How optimistic are you about the future of AI in healthcare?
I'm very optimistic. Advances in AI are rapidly changing what's possible, and we've already seen significant improvements that were unimaginable just a few years ago. As computational power continues to grow and we develop better models for understanding and processing human language and behavior, I believe AI will increasingly play a crucial role in enhancing healthcare efficiency and effectiveness. The potential to free up physicians' time and improve the quality of patient care is enormous. Beyond that, I see great potential in improving accessibility to care, moving beyond the necessity of visiting a human doctor for all medical needs. Imagine affordable care that’s always available and accessible from your phone.
How do you envision the future of AI in healthcare and the ultimate role for Cosign AI?
Physicians will always be limited by time when it comes to delivering optimal care for everyone. In an ideal world, spending more time with each patient would lead to better outcomes, but the reality of needing to see dozens of patients each day significantly limits this. AI and technology don't face time limitations, allowing them to handle repetitive or data-intensive tasks efficiently, which could otherwise burn out human healthcare professionals. Moreover, AI’s capabilities only improve over time.
At Cosign AI, we view the integration of AI in healthcare as augmenting rather than replacing human work—think of Tony Stark and his Iron Man suit. AI excels at processing and managing information, performing tasks like formatting notes and consolidating data, which are crucial but don't necessarily require a medical degree.

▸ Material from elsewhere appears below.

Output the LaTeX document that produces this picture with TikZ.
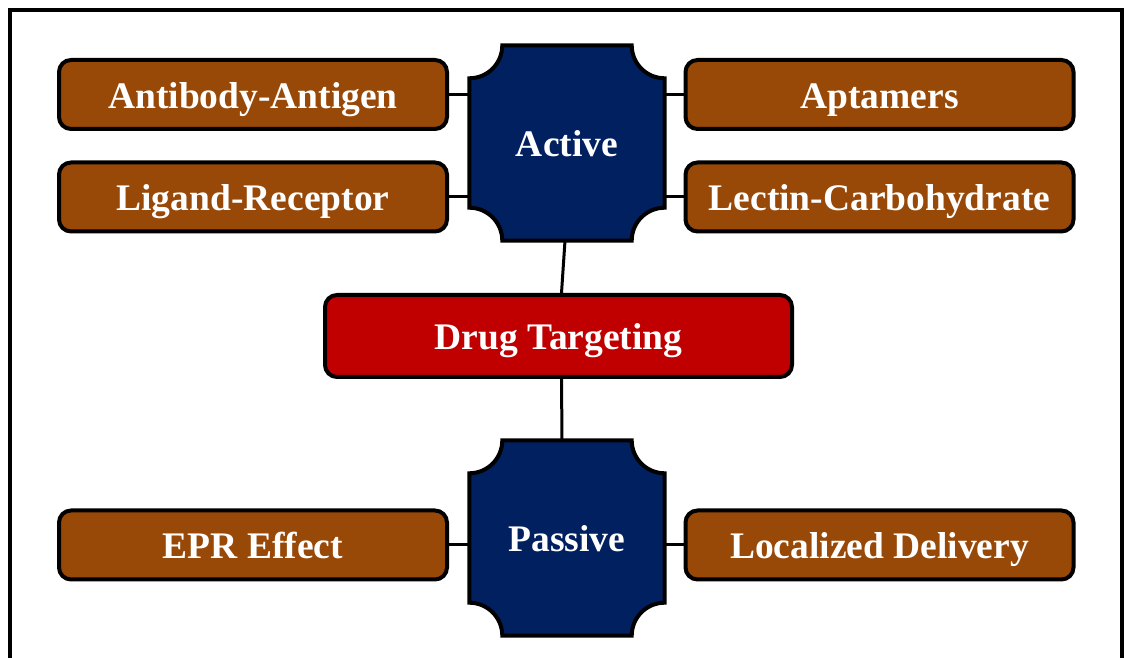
\documentclass[tikz,border=0pt]{standalone}
\usepackage{fontspec}
\setmainfont{Liberation Serif}
\usetikzlibrary{backgrounds}

\definecolor{boxbrown}{HTML}{984807}
\definecolor{plaqueblue}{HTML}{002060}
\definecolor{targetred}{HTML}{C00000}

\tikzset{
  label text/.style = {text = white, font = \fontsize{37.5}{44}\selectfont\bfseries,
                       text height = 28pt, text depth = 0pt},
  method/.style = {label text, draw, line width = 4pt, fill = boxbrown, rounded corners = 12pt,
                   minimum width = 388pt, minimum height = 69pt, inner sep = 0pt},
  target/.style = {label text, draw, line width = 4pt, fill = targetred, rounded corners = 12pt,
                   minimum width = 467pt, minimum height = 82pt, inner sep = 0pt},
  plaque/.style = {label text, minimum width = 195pt, minimum height = 195pt, inner sep = 0pt},
  plaqueline/.style = {draw, line width = 4pt, fill = plaqueblue},
  link/.style = {line width = 3pt}
}

% concave corner box drawn round a named node
\newcommand{\plaqueshape}[1]{%
  \filldraw[plaqueline] ([xshift=33pt]#1.north west) -- ([xshift=-33pt]#1.north east)
    arc[start angle=180, end angle=270, radius=33pt] -- ([yshift=33pt]#1.south east)
    arc[start angle=90, end angle=180, radius=33pt] -- ([xshift=33pt]#1.south west)
    arc[start angle=0, end angle=90, radius=33pt] -- ([yshift=-33pt]#1.north west)
    arc[start angle=270, end angle=360, radius=33pt] -- cycle;}

\begin{document}
\begin{tikzpicture}[x = 1pt, y = 1pt]
\useasboundingbox (0, 0) rectangle (1125, 658);
\draw[line width = 3.5pt] (10, -20) rectangle (1122, 648);

\node[plaque] (active) at (567, 515) {Active};
\node[plaque] (passive) at (567, 120) {Passive};
\node[target] (drug) at (558.5, 322) {Drug Targeting};

\node[method] (antibody) at (253, 563.5) {Antibody-Antigen};
\node[method] (ligand) at (253, 461) {Ligand-Receptor};
\node[method] (aptamers) at (879.5, 563.5) {Aptamers};
\node[method] (lectin) at (879.5, 461) {Lectin-Carbohydrate};
\node[method] (epr) at (253, 113) {EPR Effect};
\node[method] (localized) at (879.5, 113) {Localized Delivery};

\begin{scope}[on background layer]
\plaqueshape{active}
\plaqueshape{passive}
\end{scope}

\draw[link] (antibody.east) -- (antibody.east -| active.west);
\draw[link] (ligand.east) -- (ligand.east -| active.west);
\draw[link] (aptamers.west) -- (aptamers.west -| active.east);
\draw[link] (lectin.west) -- (lectin.west -| active.east);
\draw[link] (epr.east) -- (epr.east -| passive.west);
\draw[link] (localized.west) -- (localized.west -| passive.east);
\draw[link] ([xshift=-2pt]active.south) -- ([xshift=3pt]drug.north);
\draw[link] ([xshift=3pt]drug.south) -- ([xshift=-5pt]passive.north);
\end{tikzpicture}
\end{document}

This allows physicians to dedicate more time to the aspects of their work that benefit most from human touch. In a sense, we're restoring healthcare to its founding principles—direct and meaningful human interaction. AI should be a tool that empowers physicians to return to the essence of medical care, unburdened by the administrative load that has crept into the profession over time. The future we envision at Cosign AI is one where technology serves as a powerful ally in the healthcare process, enhancing the efficiency and quality of care for everyone involved.